Chapter 3: Classes and Prestige Classes. This chapter describes how the various standard classes operate in an aquatic environment, both above and below the waves. In addition, it introduces seven new prestige classes associated with aquatic environments, including the knight of the pearl, the scarlet corsair, and the sea witch.

Chapter 4: Skills and Feats. This chapter offers aquatic applications for many skills and gives twenty-four new feats that improve characters' performance in and around the water. It also describes the roles played by various members of a ship's crew and its officers.

Chapter 5: Ships and Equipment. More than twenty different types of ships, from the caravel and the longship to the elf wingship and the magic-powered theurgeme, are detailed here. The chapter also describes shipboard weapons such as the great bombard, and personal gear such as the harpoon, cutlass, and sextant.

Chapter 6: Spells and Magic Items. This chapter details more than forty new spells that enable characters to do everything from swim more quickly to summon a fiendish kraken, in addition to a few new water-related epic spells and psionic powers. It also includes new magic items suitable to aquatic campaigns, such as living figureheads and the dreaded bag of teeth.

Chapter 7: Monsters. This chapter presents more than three dozen new monsters that can be encountered in aquatic environments, from piranha swarms and aquatic dinosaurs to the legendary scyllan.

Chapter 8: Adventure Locales. This chapter outlines four aquatic adventure locales. "The Sable Drake" (EL 5) pits PCs against a band of goblin pirates with a wily leader. "Shatterhull Isle" (EL 6) describes an adventure site that has lured many a ship to its doom. "The Lost Temple of Sekolah" (EL 9) tells of pious sahuagin intent on reclaiming an unhallowed shrine. Finally, "The Tamorean Vast" (EL 12) sets PCs the task of solving the mystery of why ships keep disappearing in a particular stretch of open sea.

Appendix: Encounter Tables. This appendix provides a set of EL-based encounter tables for all your aquatic encounter requirements: marine (seas and oceans), freshwater (lakes and rivers), and dungeon (upperdark, middledark, and lowerdark).

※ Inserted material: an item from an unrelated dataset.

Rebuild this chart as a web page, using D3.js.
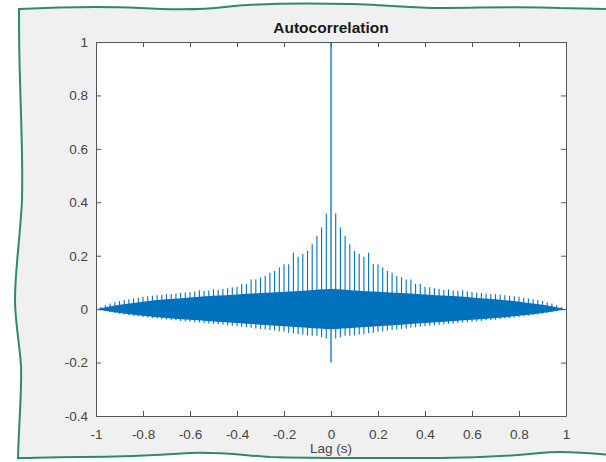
<!DOCTYPE html>
<html>
<head>
<meta charset="utf-8">
<script src="https://cdn.jsdelivr.net/npm/d3@7/dist/d3.min.js"></script>
<style>
  html, body { margin: 0; padding: 0; background: #fff; }
  svg { display: block; }
  text { font-family: "Liberation Sans", Arial, sans-serif; }
</style>
</head>
<body>
<script>
// lag spacing of the periodic peaks (s)
let period = 0.02;

// peak heights at lag = k * period, k = 1..49 (symmetric about 0)
let peakHeights = [0.358, 0.306, 0.275, 0.243, 0.218, 0.206, 0.196, 0.211, 0.168, 0.168,
                   0.156, 0.143, 0.136, 0.124, 0.119, 0.111, 0.111, 0.094, 0.094, 0.084,
                   0.082, 0.078, 0.075, 0.072, 0.074, 0.070, 0.068, 0.071, 0.066, 0.064,
                   0.062, 0.060, 0.059, 0.057, 0.056, 0.054, 0.052, 0.050, 0.048, 0.046,
                   0.043, 0.040, 0.037, 0.034, 0.030, 0.026, 0.021, 0.015, 0.008];

// lower tips at the same lags
let troughs = [-0.110, -0.105, -0.100, -0.100, -0.098, -0.095, -0.093, -0.090, -0.088, -0.085,
               -0.083, -0.080, -0.078, -0.076, -0.074, -0.072, -0.070, -0.068, -0.066, -0.064,
               -0.062, -0.060, -0.058, -0.057, -0.055, -0.054, -0.052, -0.050, -0.049, -0.047,
               -0.046, -0.044, -0.042, -0.041, -0.039, -0.037, -0.035, -0.033, -0.031, -0.029,
               -0.027, -0.025, -0.022, -0.020, -0.017, -0.014, -0.011, -0.008, -0.004];

// envelope of the dense band (one side, mirrored)
let envLags  = [0, 0.1, 0.2, 0.3, 0.4, 0.5, 0.6, 0.7, 0.8, 0.9, 1.0];
let envUpper = [0.075, 0.070, 0.065, 0.060, 0.055, 0.050, 0.044, 0.037, 0.028, 0.016, 0];
let envLower = [-0.075, -0.070, -0.064, -0.058, -0.052, -0.046, -0.040, -0.033, -0.025, -0.014, 0];

// zero-lag spike
let zeroSpike = {lag: 0, top: 1, bottom: -0.2};

let xTicks = [-1, -0.8, -0.6, -0.4, -0.2, 0, 0.2, 0.4, 0.6, 0.8, 1];
let yTicks = [-0.4, -0.2, 0, 0.2, 0.4, 0.6, 0.8, 1];

let W = 606, H = 462;
let blue = "#0072bd";

let svg = d3.select("body").append("svg").attr("width", W).attr("height", H);

svg.append("rect").attr("width", W).attr("height", H).attr("fill", "#fff");

/* wavy torn-paper frame */
let frame = "M19,9 C60,7 100,6 140,8 C175,10 200,10 225,7 C250,4 300,3 350,4 C390,5 410,8 440,8 C480,8 520,6 560,8 L610,9 " +
            "L610,455 C580,452 560,451 540,453 C510,456 480,458 440,458 C410,458 390,458 360,458 C330,458 300,458 270,457 " +
            "C240,455 220,452 190,453 C160,455 120,457 80,457 C50,457 30,458 18,458 " +
            "C19,420 22,390 21,365 C19,340 15,320 15,300 C15,270 20,240 22,200 C23,160 21,120 20,80 C19,50 19,30 19,9 Z";
svg.append("path").attr("d", frame).attr("fill", "#f0f0f0");

let x = d3.scaleLinear().domain([-1, 1]).range([96, 566]);
let y = d3.scaleLinear().domain([-0.4, 1]).range([416, 42]);

svg.append("rect")
    .attr("x", x(-1)).attr("y", y(1))
    .attr("width", x(1) - x(-1)).attr("height", y(-0.4) - y(1))
    .attr("fill", "#fff");

let plot = svg.append("g");

// dense band as an area (both sides)
let envPts = envLags.map((l, i) => ({lag: l, hi: envUpper[i], lo: envLower[i]}));
let envAll = envPts.slice(1).reverse().map(d => ({lag: -d.lag, hi: d.hi, lo: d.lo})).concat(envPts);
let area = d3.area()
    .x(d => x(d.lag))
    .y0(d => y(d.lo))
    .y1(d => y(d.hi))
    .curve(d3.curveMonotoneX);
plot.append("path").attr("d", area(envAll)).attr("fill", blue);

// periodic peaks and troughs
let peaks = [];
peakHeights.forEach((h, i) => {
    let lag = (i + 1) * period;
    peaks.push({lag: lag, top: h, bottom: troughs[i]});
    peaks.push({lag: -lag, top: h, bottom: troughs[i]});
});
plot.selectAll("line.peak")
    .data(peaks)
    .enter().append("line")
        .attr("class", "peak")
        .attr("x1", d => x(d.lag)).attr("x2", d => x(d.lag))
        .attr("y1", d => y(d.top)).attr("y2", d => y(d.bottom))
        .attr("stroke", blue)
        .attr("stroke-width", 1.1);

plot.append("line")
    .attr("x1", x(zeroSpike.lag)).attr("x2", x(zeroSpike.lag))
    .attr("y1", y(zeroSpike.top)).attr("y2", y(zeroSpike.bottom))
    .attr("stroke", blue)
    .attr("stroke-width", 1.3);

/* axes, MATLAB style: ticks inside on all four sides */
let axisColor = "#555";
let tickFont = "13.5px";
let fmt = d => String(d);

let gx = svg.append("g").attr("transform", `translate(0,${y(-0.4)})`)
    .call(d3.axisBottom(x).tickValues(xTicks).tickFormat(fmt).tickSizeInner(-5).tickSizeOuter(0).tickPadding(13));
let gxTop = svg.append("g").attr("transform", `translate(0,${y(1)})`)
    .call(d3.axisTop(x).tickValues(xTicks).tickFormat("").tickSizeInner(-5).tickSizeOuter(0));
let gy = svg.append("g").attr("transform", `translate(${x(-1)},0)`)
    .call(d3.axisLeft(y).tickValues(yTicks).tickFormat(fmt).tickSizeInner(-5).tickSizeOuter(0).tickPadding(8));
let gyRight = svg.append("g").attr("transform", `translate(${x(1)},0)`)
    .call(d3.axisRight(y).tickValues(yTicks).tickFormat("").tickSizeInner(-5).tickSizeOuter(0));

[gx, gxTop, gy, gyRight].forEach(g => {
    g.select(".domain").attr("stroke", axisColor);
    g.selectAll(".tick line").attr("stroke", axisColor);
    g.selectAll(".tick text")
        .attr("fill", "#444")
        .style("font-size", tickFont)
        .style("font-family", "'Liberation Sans', Arial, sans-serif");
});

svg.append("text")
    .attr("x", x(0)).attr("y", 33)
    .attr("text-anchor", "middle")
    .attr("fill", "#1a1a1a")
    .style("font-size", "15.5px")
    .style("font-weight", "bold")
    .text("Autocorrelation");

svg.append("text")
    .attr("x", x(0)).attr("y", 453)
    .attr("text-anchor", "middle")
    .attr("fill", "#444")
    .style("font-size", "13.5px")
    .text("Lag (s)");

// white below the bottom frame edge, then the green outline
let bottomCut = "M18,458 C30,458 50,457 80,457 C120,457 160,455 190,453 C220,452 240,455 270,457 C300,458 330,458 360,458 " +
                "C390,458 410,458 440,458 C480,458 510,456 540,453 C560,451 580,452 610,455 L610,470 L0,470 Z";
svg.append("path").attr("d", bottomCut).attr("fill", "#fff");

svg.append("path").attr("d", frame)
    .attr("fill", "none")
    .attr("stroke", "#2f8a6b")
    .attr("stroke-width", 2);
</script>
</body>
</html>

Chapter One: Into the Maelstrom

Even while I gazed, this current acquired a monstrous velocity. Each moment added to its speed -- to its headlong impetuosity. In five minutes the whole sea, as far as Vurrgh, was lashed into ungovernable fury; but it was between Moskoe and the coast that the main uproar held its sway. Here the vast bed of the waters, seamed and scarred into a thousand conflicting channels, burst suddenly into phrensied convulsion -- heaving, boiling, hissing -- gyrating in gigantic and innumerable vortices, and all whirling and plunging on to the eastward with a rapidity which water never elsewhere assumes except in precipitous descents."

-- Edgar Allan Poe, "A Descent into the Maelstrom"

In centuries gone by, people regarded the waters of the world with fear, awe, wonder, and terror. The deeps were places no human being had plumbed, inhabited by strange and frightening creatures. The far shores of the world were terra incognito, unexplored lands where all kinds of unlikely creatures and mysterious perils might lurk.

Water has always posed a powerful lure to adventurers of all kinds. It is a frightening and forbidding barrier to the dungeon explorer, offering the promise of a horribly cold and lightless death. In the water, even the most skillful and daring of heroes is peculiarly vulnerable: slow, weak, and blind when compared to her normal capabilities. Water is a road to mystery, wonders, and monsters for the seafarer, a realm of chaos and disorder in which impossible things happen and the gods repay the hubris of humankind with terrible dooms and curses. Finally, water hides a parallel dimension only a few feet below its surface, where untold treasures and marvels (and sometimes horrors) await those who overcome the barrier between these two worlds.

The maelstrom serves as something of an allegory for the power and peril of water. At times it is calm and safe, a familiar road easily crossed -- but at other times it is a dark and lethal vortex, a force so powerful that no courage, skill, or magic can hope to quell its blind hunger or escape its insidious grasp. Even the bravest of heroes hesitates before risking its wrath.